#### PROVIDED RECORDS:

-.-.-

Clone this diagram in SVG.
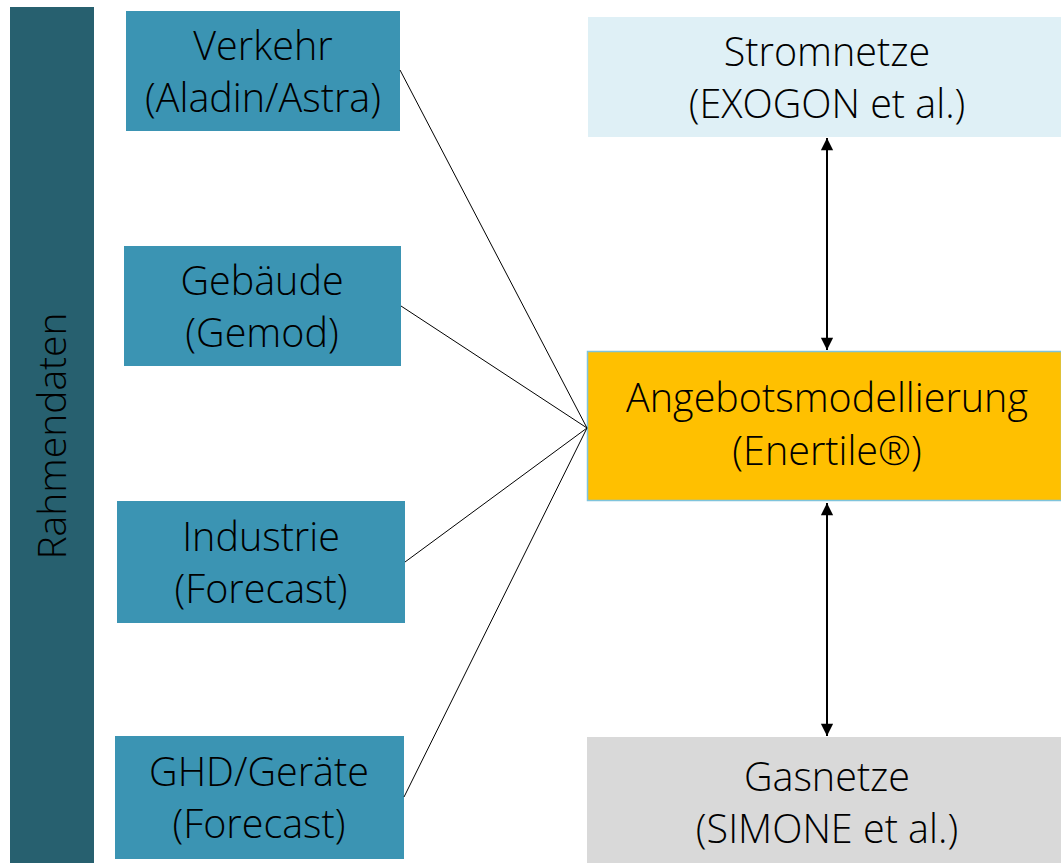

-.-.-

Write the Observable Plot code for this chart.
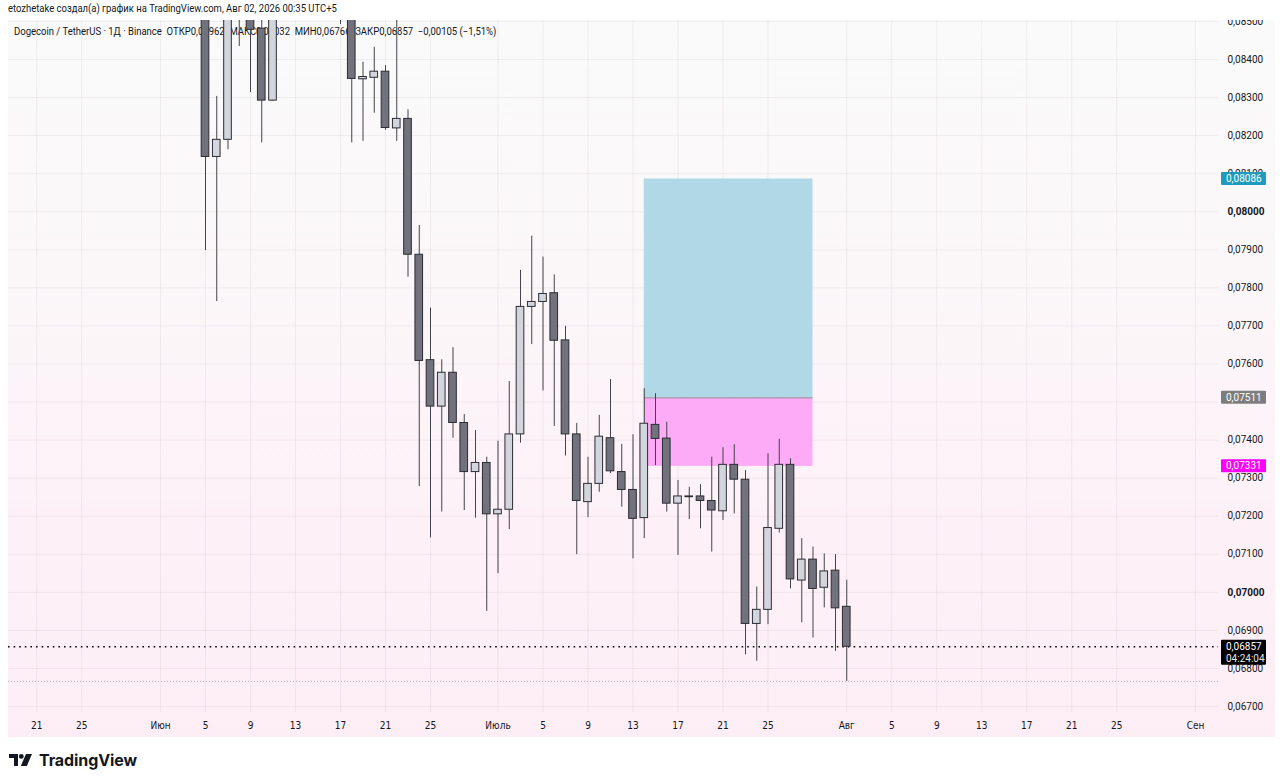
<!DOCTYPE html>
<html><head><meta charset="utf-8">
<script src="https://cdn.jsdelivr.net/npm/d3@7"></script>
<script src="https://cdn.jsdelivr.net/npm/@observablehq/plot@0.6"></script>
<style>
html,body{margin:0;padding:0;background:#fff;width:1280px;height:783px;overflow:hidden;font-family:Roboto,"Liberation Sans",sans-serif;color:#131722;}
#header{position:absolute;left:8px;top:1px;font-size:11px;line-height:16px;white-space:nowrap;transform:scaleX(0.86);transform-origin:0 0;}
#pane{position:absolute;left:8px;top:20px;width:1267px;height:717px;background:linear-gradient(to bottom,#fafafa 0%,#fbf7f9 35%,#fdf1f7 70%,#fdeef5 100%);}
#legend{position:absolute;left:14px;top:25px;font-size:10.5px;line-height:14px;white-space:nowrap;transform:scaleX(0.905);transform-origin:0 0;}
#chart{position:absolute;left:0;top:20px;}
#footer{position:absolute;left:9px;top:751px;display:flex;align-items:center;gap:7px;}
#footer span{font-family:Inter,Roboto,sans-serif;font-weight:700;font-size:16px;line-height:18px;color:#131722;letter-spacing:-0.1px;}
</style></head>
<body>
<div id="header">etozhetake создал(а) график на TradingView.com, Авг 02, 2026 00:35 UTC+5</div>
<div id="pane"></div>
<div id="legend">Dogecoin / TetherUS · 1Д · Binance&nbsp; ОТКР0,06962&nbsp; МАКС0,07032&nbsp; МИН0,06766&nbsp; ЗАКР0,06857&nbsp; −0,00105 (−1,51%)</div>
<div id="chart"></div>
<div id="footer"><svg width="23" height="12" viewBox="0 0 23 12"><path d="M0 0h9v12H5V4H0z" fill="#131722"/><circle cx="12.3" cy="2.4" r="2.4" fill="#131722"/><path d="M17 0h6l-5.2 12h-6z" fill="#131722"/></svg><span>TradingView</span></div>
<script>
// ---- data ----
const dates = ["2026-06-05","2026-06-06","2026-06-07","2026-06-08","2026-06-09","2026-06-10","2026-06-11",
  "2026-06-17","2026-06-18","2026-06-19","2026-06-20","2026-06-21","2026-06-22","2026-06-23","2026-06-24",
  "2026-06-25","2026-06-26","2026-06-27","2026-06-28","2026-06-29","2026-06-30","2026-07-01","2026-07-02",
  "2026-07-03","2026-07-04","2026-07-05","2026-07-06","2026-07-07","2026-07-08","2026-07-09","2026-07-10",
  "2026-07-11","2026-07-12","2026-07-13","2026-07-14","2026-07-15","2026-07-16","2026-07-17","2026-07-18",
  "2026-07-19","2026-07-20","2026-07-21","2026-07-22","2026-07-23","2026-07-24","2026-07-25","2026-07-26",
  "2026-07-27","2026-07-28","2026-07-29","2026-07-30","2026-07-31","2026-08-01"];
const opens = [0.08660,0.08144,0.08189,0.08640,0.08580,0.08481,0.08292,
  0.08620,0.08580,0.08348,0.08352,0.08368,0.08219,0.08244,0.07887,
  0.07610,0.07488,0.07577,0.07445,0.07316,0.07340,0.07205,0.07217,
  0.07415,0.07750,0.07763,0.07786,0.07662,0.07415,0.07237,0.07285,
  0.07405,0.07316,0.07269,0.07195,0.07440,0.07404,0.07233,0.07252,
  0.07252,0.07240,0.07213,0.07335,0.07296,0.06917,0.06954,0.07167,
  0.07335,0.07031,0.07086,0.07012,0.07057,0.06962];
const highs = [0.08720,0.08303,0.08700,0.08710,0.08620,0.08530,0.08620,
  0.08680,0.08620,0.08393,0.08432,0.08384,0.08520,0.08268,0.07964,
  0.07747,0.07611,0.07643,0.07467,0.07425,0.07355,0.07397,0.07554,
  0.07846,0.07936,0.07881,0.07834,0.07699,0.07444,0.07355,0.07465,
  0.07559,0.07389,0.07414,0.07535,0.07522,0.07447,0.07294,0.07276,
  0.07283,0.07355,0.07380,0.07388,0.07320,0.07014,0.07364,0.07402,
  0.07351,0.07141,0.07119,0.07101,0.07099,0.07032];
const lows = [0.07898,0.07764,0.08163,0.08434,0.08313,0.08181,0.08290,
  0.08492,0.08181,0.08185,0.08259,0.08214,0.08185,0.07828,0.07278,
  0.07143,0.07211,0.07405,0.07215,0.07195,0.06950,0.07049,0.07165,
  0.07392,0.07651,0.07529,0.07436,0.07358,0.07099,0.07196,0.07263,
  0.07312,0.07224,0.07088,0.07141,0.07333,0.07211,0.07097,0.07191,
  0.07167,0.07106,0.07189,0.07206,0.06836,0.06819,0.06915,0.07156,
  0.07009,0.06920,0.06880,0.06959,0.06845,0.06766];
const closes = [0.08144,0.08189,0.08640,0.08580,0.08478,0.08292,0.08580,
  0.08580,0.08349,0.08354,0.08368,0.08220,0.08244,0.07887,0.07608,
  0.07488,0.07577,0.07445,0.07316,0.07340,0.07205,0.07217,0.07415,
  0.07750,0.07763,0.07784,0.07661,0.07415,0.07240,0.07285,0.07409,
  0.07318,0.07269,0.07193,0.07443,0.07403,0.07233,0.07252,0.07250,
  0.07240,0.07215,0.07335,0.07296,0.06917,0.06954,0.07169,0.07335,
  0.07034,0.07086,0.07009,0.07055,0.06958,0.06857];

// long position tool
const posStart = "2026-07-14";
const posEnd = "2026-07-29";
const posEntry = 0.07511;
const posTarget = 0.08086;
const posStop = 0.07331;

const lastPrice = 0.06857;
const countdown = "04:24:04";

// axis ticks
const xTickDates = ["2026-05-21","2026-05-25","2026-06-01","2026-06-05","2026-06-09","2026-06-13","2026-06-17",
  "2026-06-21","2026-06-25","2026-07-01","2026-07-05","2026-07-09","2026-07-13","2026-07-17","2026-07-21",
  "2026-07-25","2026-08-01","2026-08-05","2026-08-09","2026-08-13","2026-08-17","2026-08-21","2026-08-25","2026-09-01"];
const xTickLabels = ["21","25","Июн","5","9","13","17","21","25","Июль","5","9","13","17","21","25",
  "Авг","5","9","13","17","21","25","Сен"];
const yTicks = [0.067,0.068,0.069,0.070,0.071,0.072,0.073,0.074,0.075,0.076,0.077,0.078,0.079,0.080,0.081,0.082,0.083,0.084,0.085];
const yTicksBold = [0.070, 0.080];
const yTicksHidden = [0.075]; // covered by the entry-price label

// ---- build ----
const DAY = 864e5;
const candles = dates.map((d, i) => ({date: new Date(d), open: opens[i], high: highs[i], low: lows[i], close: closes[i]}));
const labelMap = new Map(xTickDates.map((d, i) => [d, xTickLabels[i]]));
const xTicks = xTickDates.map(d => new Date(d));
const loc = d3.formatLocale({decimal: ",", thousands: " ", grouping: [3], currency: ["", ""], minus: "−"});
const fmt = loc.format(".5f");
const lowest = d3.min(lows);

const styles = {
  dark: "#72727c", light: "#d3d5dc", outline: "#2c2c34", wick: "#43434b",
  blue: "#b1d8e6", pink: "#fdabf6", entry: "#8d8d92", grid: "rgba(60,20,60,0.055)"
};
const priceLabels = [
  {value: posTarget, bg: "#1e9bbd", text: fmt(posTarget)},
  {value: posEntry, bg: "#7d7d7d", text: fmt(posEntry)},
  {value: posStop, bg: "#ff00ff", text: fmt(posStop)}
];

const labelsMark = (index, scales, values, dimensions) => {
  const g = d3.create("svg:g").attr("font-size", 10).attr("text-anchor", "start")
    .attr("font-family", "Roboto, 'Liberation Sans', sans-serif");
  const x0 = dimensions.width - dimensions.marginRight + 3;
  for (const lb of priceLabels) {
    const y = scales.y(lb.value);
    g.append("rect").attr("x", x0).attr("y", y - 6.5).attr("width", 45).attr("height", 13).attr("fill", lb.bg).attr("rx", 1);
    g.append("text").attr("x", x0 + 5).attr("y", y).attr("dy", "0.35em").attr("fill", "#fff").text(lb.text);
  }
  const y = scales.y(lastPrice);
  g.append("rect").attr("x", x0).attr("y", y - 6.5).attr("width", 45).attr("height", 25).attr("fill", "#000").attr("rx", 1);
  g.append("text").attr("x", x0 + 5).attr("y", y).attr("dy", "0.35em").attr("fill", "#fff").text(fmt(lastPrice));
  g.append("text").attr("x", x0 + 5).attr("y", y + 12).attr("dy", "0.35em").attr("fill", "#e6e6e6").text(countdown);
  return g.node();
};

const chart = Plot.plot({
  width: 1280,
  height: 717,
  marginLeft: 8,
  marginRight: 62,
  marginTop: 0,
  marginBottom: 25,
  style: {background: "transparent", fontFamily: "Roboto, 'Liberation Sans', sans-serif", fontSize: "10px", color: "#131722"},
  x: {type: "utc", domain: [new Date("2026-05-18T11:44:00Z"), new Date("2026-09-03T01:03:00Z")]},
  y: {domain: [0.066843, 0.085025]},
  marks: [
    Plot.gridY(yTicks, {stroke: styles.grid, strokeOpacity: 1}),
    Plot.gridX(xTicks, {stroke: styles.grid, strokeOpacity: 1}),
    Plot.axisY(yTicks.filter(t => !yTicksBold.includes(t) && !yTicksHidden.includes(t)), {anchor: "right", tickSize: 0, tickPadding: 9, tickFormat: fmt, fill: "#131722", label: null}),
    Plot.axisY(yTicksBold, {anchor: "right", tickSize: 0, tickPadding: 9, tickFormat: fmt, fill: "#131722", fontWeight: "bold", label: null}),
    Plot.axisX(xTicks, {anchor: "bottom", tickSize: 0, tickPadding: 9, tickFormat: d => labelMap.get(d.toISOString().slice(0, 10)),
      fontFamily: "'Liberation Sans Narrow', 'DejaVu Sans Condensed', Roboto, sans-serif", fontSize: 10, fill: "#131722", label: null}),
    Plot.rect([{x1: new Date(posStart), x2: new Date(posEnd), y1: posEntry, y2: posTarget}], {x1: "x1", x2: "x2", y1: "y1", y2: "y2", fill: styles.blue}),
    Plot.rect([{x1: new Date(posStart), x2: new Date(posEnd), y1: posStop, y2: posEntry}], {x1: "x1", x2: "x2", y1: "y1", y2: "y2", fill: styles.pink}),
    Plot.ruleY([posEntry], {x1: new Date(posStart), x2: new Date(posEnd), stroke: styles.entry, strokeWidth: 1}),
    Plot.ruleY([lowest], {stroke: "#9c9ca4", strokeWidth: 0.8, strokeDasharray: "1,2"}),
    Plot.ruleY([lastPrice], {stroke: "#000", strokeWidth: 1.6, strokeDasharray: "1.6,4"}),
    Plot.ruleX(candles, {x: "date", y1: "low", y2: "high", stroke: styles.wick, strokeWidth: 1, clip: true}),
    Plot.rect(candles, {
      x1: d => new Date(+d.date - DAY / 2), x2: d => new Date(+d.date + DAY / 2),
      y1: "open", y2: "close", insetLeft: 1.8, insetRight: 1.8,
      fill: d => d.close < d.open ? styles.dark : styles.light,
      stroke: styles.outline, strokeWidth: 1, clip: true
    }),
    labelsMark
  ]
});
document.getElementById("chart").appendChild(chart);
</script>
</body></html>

-.-.-

#### TASK BRIEF:
Every line that holds the string "this" should be returned.

#### EXERCISE SOLUTION:
Clone this diagram in SVG.
Write the Observable Plot code for this chart.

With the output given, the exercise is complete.